Friday, August 5, 2016

4 Ways to Reduce the Risk of Mouth and Teeth Injuries

                                          4 Ways to Reduce the Risk of Mouth and Teeth Injuries

Mouth and teeth injuries can happen in a moment and completely change the way your mouth looks and functions. Some accidents, including car collisions, are unavoidable, but you can minimize the risk of other injuries.

As the fall sports season begins, pay close attention to teeth and mouth protection measures. One hard tackle or ball to the face can chip a tooth or worse. Here are some protection tips to keep you or your family members’ mouth and teeth safe during any physical activity:

  1. Wear a helmet designed for the activity. A helmet can go a long way towards protecting your head, jaw, and mouth from injury during many activities. Encourage all contact sports players to wear helmets during practices and games to prevent accidental injuries. In addition to team sports, individuals should wear helmets while riding a bike, skateboarding, and skating.

Some helmets may provide more protection for the oral-maxillofacial area than others. For example, football helmets and hockey goalie helmets incorporate face cages that provide additional protection.

  1. Invest in a mouth guard. Mouth guards protect the teeth, lips, and tongue. Your local oral surgeon may offer customized mouth guard fittings. In addition to a professionally made mouth guard, sports players can purchase a mouth guard kit from most major sporting goods stores. Work with your health care provider to find the solution that will work best for your mouth structure and needs. Mouth guards are particularly important for those with orthodontic appliances, implants, or bridges.

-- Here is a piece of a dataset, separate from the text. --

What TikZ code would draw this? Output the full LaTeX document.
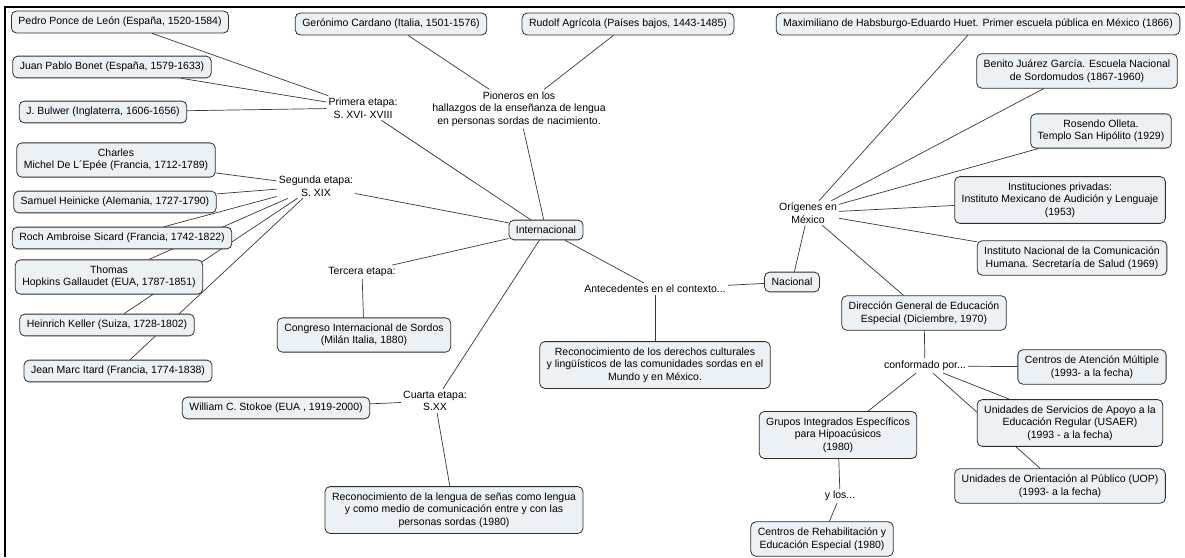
\documentclass[tikz,border=0pt]{standalone}
\usepackage{fontspec}
\setmainfont{Liberation Sans}
\usetikzlibrary{backgrounds}

\definecolor{boxfill}{RGB}{236,241,246}
\definecolor{boxline}{RGB}{45,45,45}
\definecolor{linkgray}{RGB}{55,55,55}

\tikzset{
  concept/.style={draw=boxline, line width=0.8pt, fill=boxfill, rounded corners=5pt,
    align=center, inner xsep=7pt, inner ysep=6pt, font=\fontsize{10.5}{12.5}\selectfont},
  phrase/.style={align=center, inner sep=2pt, font=\fontsize{10.5}{12.5}\selectfont},
  link/.style={draw=linkgray, line width=0.7pt}
}

\begin{document}
\begin{tikzpicture}[x=1pt, y=-1pt]

    % Fix the page to the size of the scan
    \useasboundingbox (0,0) rectangle (1185,557);

    % Frame of the scan (top and left edges)
    \draw[line width=2.2pt] (5,557) -- (5,7) -- (1185,7);

    % Central concepts
    \node[concept] (inter) at (546,230) {Internacional};
    \node[concept] (nacional) at (792,282) {Nacional};
    \node[phrase] (antec) at (655,289) {Antecedentes en el contexto...};
    \node[concept] (derechos) at (655,365) {Reconocimiento de los derechos culturales\\y lingüísticos de las comunidades sordas en el\\Mundo y en México.};

    % Pioneers
    \node[phrase] (pioneros) at (519,109) {Pioneros en los\\hallazgos de la enseñanza de lengua\\en personas sordas de nacimiento.};
    \node[concept] (cardano) at (391,24) {Gerónimo Cardano (Italia, 1501-1576)};
    \node[concept] (agricola) at (628,24) {Rudolf Agrícola (Países bajos, 1443-1485)};

    % First stage
    \node[phrase] (primera) at (363,108) {Primera etapa:\\S. XVI- XVIII};
    \node[concept] (ponce) at (120,22) {Pedro Ponce de León (España, 1520-1584)};
    \node[concept] (bonet) at (112,67) {Juan Pablo Bonet (España, 1579-1633)};
    \node[concept] (bulwer) at (103,112) {J. Bulwer (Inglaterra, 1606-1656)};

    % Second stage
    \node[phrase] (segunda) at (316,186) {Segunda etapa:\\S. XIX};
    \node[concept] (epee) at (116,160) {Charles\\Michel De L´Epée (Francia, 1712-1789)};
    \node[concept] (heinicke) at (115,202) {Samuel Heinicke (Alemania, 1727-1790)};
    \node[concept] (sicard) at (122,238) {Roch Ambroise Sicard (Francia, 1742-1822)};
    \node[concept] (gallaudet) at (109,277) {Thomas\\Hopkins Gallaudet (EUA, 1787-1851)};
    \node[concept] (keller) at (107,325) {Heinrich Keller (Suiza, 1728-1802)};
    \node[concept] (itard) at (118,371) {Jean Marc Itard (Francia, 1774-1838)};

    % Third stage
    \node[phrase] (tercera) at (362,272) {Tercera etapa:};
    \node[concept] (congreso) at (364,335) {Congreso Internacional de Sordos\\(Milán Italia, 1880)};

    % Fourth stage
    \node[phrase] (cuarta) at (435,401) {Cuarta etapa:\\S.XX};
    \node[concept] (stokoe) at (276,408) {William C. Stokoe (EUA , 1919-2000)};
    \node[concept] (lengua) at (454,510) {Reconocimiento de la lengua de señas como lengua\\y como medio de comunicación entre y con las\\personas sordas (1980)};

    % Origins in Mexico
    \node[phrase] (origenes) at (808,213) {Orígenes en\\México};
    \node[concept] (huet) at (978,24) {Maximiliano de Habsburgo-Eduardo Huet. Primer escuela pública en México (1866)};
    \node[concept] (juarez) at (1077,71) {Benito Juárez García. Escuela Nacional\\de Sordomudos (1867-1960)};
    \node[concept] (olleta) at (1101,131) {Rosendo Olleta.\\Templo San Hipólito (1929)};
    \node[concept] (privadas) at (1060,200) {Instituciones privadas:\\Instituto Mexicano de Audición y Lenguaje\\(1953)};
    \node[concept] (inch) at (1072,258) {Instituto Nacional de la Comunicación\\Humana. Secretaría de Salud (1969)};
    \node[concept] (dgee) at (924,313) {Dirección General de Educación\\Especial (Diciembre, 1970)};

    % Services of the DGEE
    \node[phrase] (conformado) at (925,366) {conformado por...};
    \node[concept] (cam) at (1092,367) {Centros de Atención Múltiple\\(1993- a la fecha)};
    \node[concept] (usaer) at (1070,423) {Unidades de Servicios de Apoyo a la\\Educación Regular (USAER)\\(1993 - a la fecha)};
    \node[concept] (uop) at (1060,486) {Unidades de Orientación al Público (UOP)\\(1993- a la fecha)};
    \node[concept] (grupos) at (838,435) {Grupos Integrados Específicos\\para Hipoacúsicos\\(1980)};
    \node[phrase] (ylos) at (840,496) {y los...};
    \node[concept] (rehab) at (822,539) {Centros de Rehabilitación y\\Educación Especial (1980)};

    % Connectors go behind the boxes
    \begin{scope}[on background layer]
        \foreach \a in {ponce,bonet,bulwer}
            \draw[link] (\a) -- (primera);
        \foreach \a in {epee,heinicke,sicard,gallaudet,keller,itard}
            \draw[link] (\a) -- (segunda);
        \foreach \a in {cardano,agricola}
            \draw[link] (\a) -- (pioneros);
        \foreach \a in {primera,segunda,pioneros,tercera,cuarta,antec}
            \draw[link] (inter) -- (\a);
        \draw[link] (tercera) -- (congreso);
        \draw[link] (cuarta) -- (stokoe);
        \draw[link] (cuarta) -- (lengua);
        \draw[link] (antec) -- (nacional);
        \draw[link] (antec) -- (derechos);
        \draw[link] (nacional) -- (origenes);
        \foreach \a in {huet,juarez,olleta,privadas,inch,dgee}
            \draw[link] (origenes) -- (\a);
        \draw[link] (dgee) -- (conformado);
        \foreach \a in {cam,usaer,uop,grupos}
            \draw[link] (conformado) -- (\a);
        \draw[link] (grupos) -- (ylos);
        \draw[link] (ylos) -- (rehab);
    \end{scope}

\end{tikzpicture}
\end{document}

  1. Schedule a checkup at the start of the season. Keeping teeth healthy plays a major role in injury prevention. Cavities and weakened enamel may increase the risk of accidental and sports-related injuries. Schedule any teeth strengthening treatments, such as surgeries, prior to the season. Talk with your surgeon about protecting your teeth. Always use good dental hygiene practices, including brushing, flossing, and rinsing, as recommended.

  1. Other protective measures. In addition to preparing for sports, individuals should follow basic safety precautions during daily activities. Wear a seat-belt in any vehicle that offers one. Avoid chewing on ice and other hard substances.

Accidents may happen under the best circumstances. Knowing where to go in the event of an emergency can improve the likelihood of successful intervention. For knocked or pulled-out teeth, try to schedule an appointment with an oral surgeon within 30 minutes of the incident.